Start of GIVEN INFORMATION

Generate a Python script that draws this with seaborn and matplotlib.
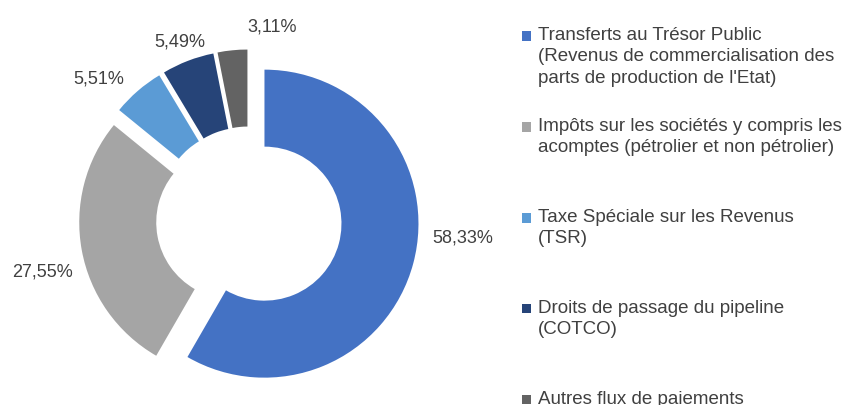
import matplotlib
matplotlib.use("Agg")
import matplotlib.pyplot as plt
import seaborn as sns
from matplotlib.legend_handler import HandlerPatch
from matplotlib.patches import Rectangle

sns.set_theme(style="white")
plt.rcParams["font.family"] = ["Liberation Sans", "DejaVu Sans"]

# Répartition des flux de paiements (%)
categories = [
    "Transferts au Trésor Public\n(Revenus de commercialisation des\nparts de production de l'Etat)",
    "Impôts sur les sociétés y compris les\nacomptes (pétrolier et non pétrolier)",
    "Taxe Spéciale sur les Revenus\n(TSR)",
    "Droits de passage du pipeline\n(COTCO)",
    "Autres flux de paiements",
]
shares = [58.33, 27.55, 5.51, 5.49, 3.11]
colors = ["#4472C4", "#A5A5A5", "#5B9BD5", "#264478", "#636363"]

pct_labels = [f"{v:.2f}".replace(".", ",") + "%" for v in shares]

TEXT = "#404040"
FS = 13
LEG_FS = 13.5
LINE_STEP = 1.147  # baseline-to-baseline, in font sizes
# nudges for the % labels (data units), Excel-like placement
label_nudge = [(0.0, 0.2), (0.07, -0.12), (0.0, -0.02), (0.16, 0.0), (0.43, 0.02)]


class FirstLineHandler(HandlerPatch):
    """Square marker aligned with the first line of a multi-line label."""

    def __init__(self, nlines):
        super().__init__()
        self.nlines = nlines

    def create_artists(self, legend, orig_handle, xdescent, ydescent,
                       width, height, fontsize, trans):
        side = 0.5 * fontsize
        y0 = -ydescent + (self.nlines - 1) / 2 * LINE_STEP * fontsize
        p = Rectangle((-xdescent, y0), side, side,
                      facecolor=orig_handle.get_facecolor(),
                      edgecolor="none", transform=trans)
        return [p]


W, H = 845, 405
cx, cy, R = 249, 185.5, 154  # pie centre / radius in pixels
fig = plt.figure(figsize=(W / 100, H / 100), dpi=100)
ax = fig.add_axes([0, 0, 1, 1])

wedges, texts = ax.pie(
    shares,
    colors=colors,
    labels=pct_labels,
    labeldistance=1.13,
    startangle=90,
    counterclock=False,
    explode=[0.104] * len(shares),
    radius=1,
    wedgeprops=dict(width=0.5, linewidth=0),
    textprops=dict(color=TEXT, fontsize=FS),
)
for t, (dx, dy) in zip(texts, label_nudge):
    x, y = t.get_position()
    t.set_position((x + dx, y + dy))

ax.set_xlim(-cx / R, (W - cx) / R)
ax.set_ylim(-cy / R, (H - cy) / R)
ax.set_aspect("equal")
ax.axis("off")

# Excel gives every legend entry the same slot: pad labels to 3 lines
nmax = max(c.count("\n") + 1 for c in categories)
leg_labels = [c + "\n" * (nmax - c.count("\n") - 1) for c in categories]
handler_map = {w: FirstLineHandler(nmax) for w in wedges}
leg = fig.legend(
    wedges, leg_labels,
    loc="upper left",
    bbox_to_anchor=(522 / W, 1 - 27 / H),
    frameon=False,
    fontsize=LEG_FS,
    borderpad=0,
    borderaxespad=0,
    handlelength=0.5,
    handleheight=0.5,
    handletextpad=0.35,
    labelspacing=1.66,
    handler_map=handler_map,
)
for t in leg.get_texts():
    t.set_color(TEXT)
    t.set_linespacing(1.34)

fig.savefig("out.png", dpi=100)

End of GIVEN INFORMATION

GIVEN PROBLEM: Replicate the material above verbatim; images stay out of the copy.

SOLUTION:
Generate a Python script that draws this with seaborn and matplotlib.
import matplotlib
matplotlib.use("Agg")
import matplotlib.pyplot as plt
import seaborn as sns
from matplotlib.legend_handler import HandlerPatch
from matplotlib.patches import Rectangle

sns.set_theme(style="white")
plt.rcParams["font.family"] = ["Liberation Sans", "DejaVu Sans"]

# Répartition des flux de paiements (%)
categories = [
    "Transferts au Trésor Public\n(Revenus de commercialisation des\nparts de production de l'Etat)",
    "Impôts sur les sociétés y compris les\nacomptes (pétrolier et non pétrolier)",
    "Taxe Spéciale sur les Revenus\n(TSR)",
    "Droits de passage du pipeline\n(COTCO)",
    "Autres flux de paiements",
]
shares = [58.33, 27.55, 5.51, 5.49, 3.11]
colors = ["#4472C4", "#A5A5A5", "#5B9BD5", "#264478", "#636363"]

pct_labels = [f"{v:.2f}".replace(".", ",") + "%" for v in shares]

TEXT = "#404040"
FS = 13
LEG_FS = 13.5
LINE_STEP = 1.147  # baseline-to-baseline, in font sizes
# nudges for the % labels (data units), Excel-like placement
label_nudge = [(0.0, 0.2), (0.07, -0.12), (0.0, -0.02), (0.16, 0.0), (0.43, 0.02)]


class FirstLineHandler(HandlerPatch):
    """Square marker aligned with the first line of a multi-line label."""

    def __init__(self, nlines):
        super().__init__()
        self.nlines = nlines

    def create_artists(self, legend, orig_handle, xdescent, ydescent,
                       width, height, fontsize, trans):
        side = 0.5 * fontsize
        y0 = -ydescent + (self.nlines - 1) / 2 * LINE_STEP * fontsize
        p = Rectangle((-xdescent, y0), side, side,
                      facecolor=orig_handle.get_facecolor(),
                      edgecolor="none", transform=trans)
        return [p]


W, H = 845, 405
cx, cy, R = 249, 185.5, 154  # pie centre / radius in pixels
fig = plt.figure(figsize=(W / 100, H / 100), dpi=100)
ax = fig.add_axes([0, 0, 1, 1])

wedges, texts = ax.pie(
    shares,
    colors=colors,
    labels=pct_labels,
    labeldistance=1.13,
    startangle=90,
    counterclock=False,
    explode=[0.104] * len(shares),
    radius=1,
    wedgeprops=dict(width=0.5, linewidth=0),
    textprops=dict(color=TEXT, fontsize=FS),
)
for t, (dx, dy) in zip(texts, label_nudge):
    x, y = t.get_position()
    t.set_position((x + dx, y + dy))

ax.set_xlim(-cx / R, (W - cx) / R)
ax.set_ylim(-cy / R, (H - cy) / R)
ax.set_aspect("equal")
ax.axis("off")

# Excel gives every legend entry the same slot: pad labels to 3 lines
nmax = max(c.count("\n") + 1 for c in categories)
leg_labels = [c + "\n" * (nmax - c.count("\n") - 1) for c in categories]
handler_map = {w: FirstLineHandler(nmax) for w in wedges}
leg = fig.legend(
    wedges, leg_labels,
    loc="upper left",
    bbox_to_anchor=(522 / W, 1 - 27 / H),
    frameon=False,
    fontsize=LEG_FS,
    borderpad=0,
    borderaxespad=0,
    handlelength=0.5,
    handleheight=0.5,
    handletextpad=0.35,
    labelspacing=1.66,
    handler_map=handler_map,
)
for t in leg.get_texts():
    t.set_color(TEXT)
    t.set_linespacing(1.34)

fig.savefig("out.png", dpi=100)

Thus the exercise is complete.